This is Snorri, my new favourite sweater. It is named for an Icelandic scholar who wrote down Norse mythology and skaldic verse in the 11th century I used the Spring Morning (Vormorgun) top by Védís Jónsdóttir as a starting point but added a fair share of modifications in order to get exactly what I wanted: a warm winter sweater. Having just done a photo shoot outside in September in Scotland, I can honestly say that this is the warmest sweater I have ever worn. Phew.
Modifications, then. You can get the full low-down at its Ravelry project page, but here are some things I did differently. The largest size rings in at a whopping 36 inches, so I decided to add an extra pattern repeat and go up a needle size to accommodate my bust.

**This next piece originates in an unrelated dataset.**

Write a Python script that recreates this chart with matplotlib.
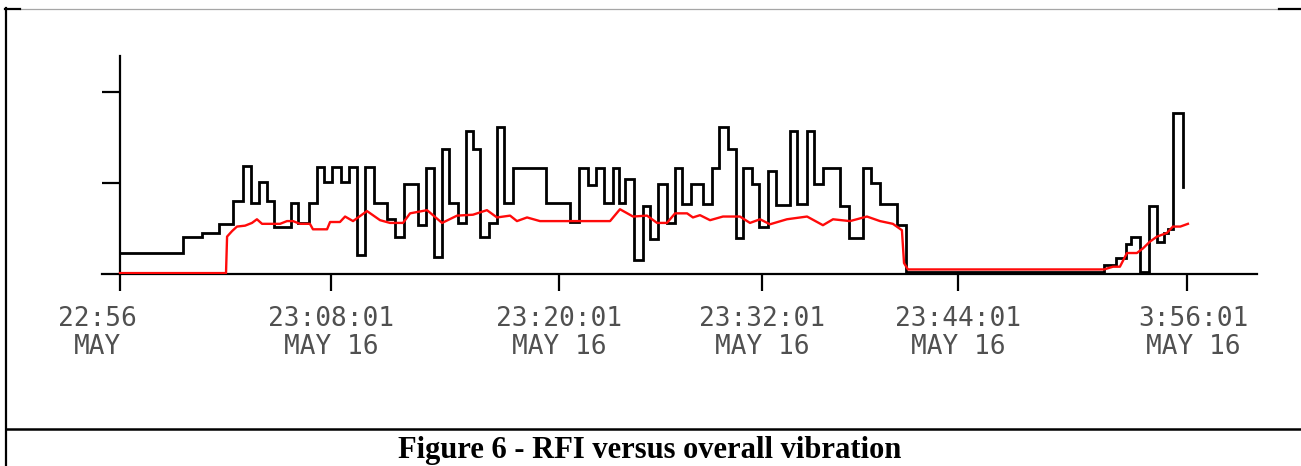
# -*- coding: utf-8 -*-
"""
Figure 6 - RFI versus overall vibration (scanned trend chart, one table cell).
Black = overall vibration (step trace), red = RFI.
"""
import matplotlib
matplotlib.use("Agg")
import matplotlib.pyplot as plt
from matplotlib.lines import Line2D
from matplotlib.transforms import ScaledTranslation

# time = minutes after 22:56, value in chart units (grid ticks at 1 and 2)
vib_t = [0, 3.58, 4.62, 5.62, 6.41, 6.98, 7.40, 7.88, 8.30, 8.72,
         9.66, 10.09, 10.71, 11.17, 11.55, 12.02, 12.49, 12.98, 13.40, 13.87,
         14.38, 15.11, 15.57, 16.08, 16.88, 17.30, 17.79, 18.21, 18.64, 19.15,
         19.58, 19.96, 20.38, 20.90, 21.32, 21.74, 22.26, 24.11, 25.47, 26.00,
         26.51, 26.94, 27.40, 27.89, 28.26, 28.58, 29.09, 29.62, 30.00, 30.47,
         30.94, 31.41, 31.79, 32.30, 33.02, 33.49, 33.92, 34.43, 34.87, 35.28,
         35.76, 36.19, 36.70, 37.13, 37.92, 38.34, 38.87, 39.28, 39.81, 40.75,
         41.26, 42.07, 42.49, 43.02, 43.96, 44.49, 55.70, 56.38, 56.94, 57.21,
         57.74, 58.26, 58.68, 59.09, 59.34, 59.62, 60.15]
vib_v = [0.23, 0.41, 0.45, 0.55, 0.80, 1.18, 0.78, 1.01, 0.80, 0.51,
         0.78, 0.56, 0.78, 1.17, 1.01, 1.17, 1.01, 1.17, 0.21, 1.17,
         0.78, 0.60, 0.41, 0.99, 0.54, 1.16, 0.19, 1.37, 0.78, 0.56,
         1.57, 1.37, 0.41, 0.56, 1.61, 0.78, 1.16, 0.78, 0.57, 1.16,
         0.98, 1.16, 0.78, 1.16, 0.78, 1.04, 0.15, 0.75, 0.38, 0.99,
         0.555, 1.16, 0.77, 0.99, 0.77, 1.16, 1.61, 1.37, 0.39, 1.16,
         0.99, 0.52, 1.13, 0.76, 1.57, 0.77, 1.57, 0.99, 1.16, 0.75,
         0.39, 1.16, 1.00, 0.77, 0.54, 0.02, 0.10, 0.18, 0.33, 0.41,
         0.02, 0.75, 0.355, 0.45, 0.49, 1.76, 0.95]

rfi_t = [0, 6.00, 6.06, 6.34, 6.62, 7.08, 7.47, 7.75, 8.04, 9.06,
         9.45, 9.79, 10.19, 10.75, 10.92, 11.72, 11.89, 12.45, 12.74, 13.19,
         13.98, 14.72, 15.28, 16.02, 16.42, 17.38, 18.23, 19.08, 19.98, 20.77,
         21.34, 22.08, 22.47, 23.04, 23.77, 27.74, 28.30, 29.04, 29.83, 30.40,
         30.96, 31.42, 32.10, 32.43, 32.83, 33.40, 34.13, 35.09, 35.66, 36.23,
         36.79, 37.75, 38.89, 39.79, 40.36, 41.32, 42.28, 43.02, 43.75, 44.26,
         44.38, 44.60, 55.70, 56.21, 56.60, 57.00, 57.56, 57.90, 58.30, 58.70,
         59.26, 59.60, 60.02, 60.45]
rfi_v = [0.01, 0.01, 0.41, 0.47, 0.52, 0.53, 0.56, 0.60, 0.55, 0.55,
         0.58, 0.58, 0.55, 0.55, 0.49, 0.49, 0.57, 0.57, 0.63, 0.58,
         0.69, 0.59, 0.56, 0.56, 0.665, 0.70, 0.56, 0.64, 0.65, 0.70,
         0.62, 0.64, 0.58, 0.62, 0.58, 0.58, 0.71, 0.63, 0.64, 0.56,
         0.56, 0.665, 0.665, 0.62, 0.645, 0.59, 0.63, 0.63, 0.56, 0.60,
         0.545, 0.60, 0.63, 0.535, 0.60, 0.58, 0.63, 0.58, 0.55, 0.48,
         0.12, 0.05, 0.05, 0.08, 0.08, 0.23, 0.23, 0.28, 0.355, 0.41,
         0.45, 0.52, 0.52, 0.55]

tick_pos = [0, 11.94, 24.85, 36.34, 47.43, 60.40]
tick_lab = ["22:56\nMAY", "23:08:01\nMAY 16", "23:20:01\nMAY 16",
            "23:32:01\nMAY 16", "23:44:01\nMAY 16", "3:56:01\nMAY 16"]
ytick_pos = [1, 2]
caption = "Figure 6 - RFI versus overall vibration"

W, H = 1301, 466
fig = plt.figure(figsize=(W / 100, H / 100), dpi=100, facecolor="white")


def fx(px):
    return px / W


def fy(py):
    return 1 - py / H


# plot area (pixel box of the scanned chart)
ax = fig.add_axes([fx(102), fy(274), fx(1257) - fx(102), fy(56) - fy(274)])
ax.set_xlim(-1.02, 64.36)
ax.set_ylim(0, 2.39)
ax.patch.set_alpha(0)

ax.plot(vib_t, vib_v, drawstyle="steps-post", color="black", lw=2.0,
        solid_joinstyle="miter", zorder=2)
ax.plot(rfi_t, rfi_v, color="#ff0a0a", lw=1.7, zorder=3)

for s in ("top", "right"):
    ax.spines[s].set_visible(False)
ax.spines["left"].set_position(("data", 0))
ax.spines["left"].set_linewidth(1.6)
ax.spines["bottom"].set_linewidth(1.6)

ax.set_yticks(ytick_pos)
ax.set_yticklabels([])
ax.tick_params(axis="y", direction="out", length=13, width=1.6)

ax.set_xticks(tick_pos, tick_lab)
ax.tick_params(axis="x", direction="out", length=12, width=1.6, pad=11,
               labelsize=18.8, labelcolor="#505050")
labels = ax.get_xticklabels()
for lab in labels:
    lab.set_fontfamily("DejaVu Sans Mono")
    lab.set_linespacing(1.12)
# first label sits left of its tick, last one a bit right (as in the scan)
labels[0].set_transform(labels[0].get_transform()
                        + ScaledTranslation(-0.23, 0, fig.dpi_scale_trans))
labels[-1].set_transform(labels[-1].get_transform()
                         + ScaledTranslation(0.06, 0, fig.dpi_scale_trans))

# table cell borders
def hline(x0, x1, y, **kw):
    fig.add_artist(Line2D([fx(x0), fx(x1)], [fy(y), fy(y)],
                          transform=fig.transFigure, **kw))


hline(20, 1279, 8.5, color="#a6a6a6", lw=0.9)
hline(5, 20, 8.5, color="black", lw=1.6)
hline(1279, 1301, 8.5, color="black", lw=1.6)
hline(6, 1301, 429, color="black", lw=1.8)
fig.add_artist(Line2D([fx(6), fx(6)], [fy(8), fy(466)],
                      transform=fig.transFigure, color="black", lw=1.6))

fig.text(fx(650), fy(458), caption, ha="center", va="baseline",
         fontfamily="Liberation Serif", fontweight="bold", fontsize=22)

fig.savefig("out.png", dpi=100, facecolor="white")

The result is admittedly snug - but in a way which suits my taste and body shape (I hope). I did a lot of shaping through using various needle sizes in an ingenious fashion.
The biggest change is that Snorri has sleeves whereas Védís' pattern does not. I added sleeves in a slightly unorthodox manner: I used a provisional crochet cast-on for the sleeve caps/yoke, unzipped the cast-on after finishing the yoke, picked up stitches from under the arms and knitted the sleeves top-down. It was easier than my explanation makes it sound. My modus operandi was completely improvised, featured some sharp decreases but it looks nice and, hey, Snorri has functional sleeves!
After the sweater was done, I decided that the bottom rib was too loose for my liking, so I put a pair of scissors to my sweater, picked up stitches and re-knit the bottom rib on smaller needles. Ms Yarn Harlot has written an easy explanation as how to do this in case you don’t know how. It’s easy, trust me, and it is one of the most useful knitting tricks I know.
I love this sweater and I loved making it. Lett Lopi is fabulous to work with and I'd knit another Lopi sweater in a heartbeat if I had to. The wool is itchy but it is not meant to be worn right next to the skin, so I've stocked up on long-sleeved tees. Seriously, I love every little aspect of this knit - including the heritage aspect of it which is becoming increasingly important to me as a knitter.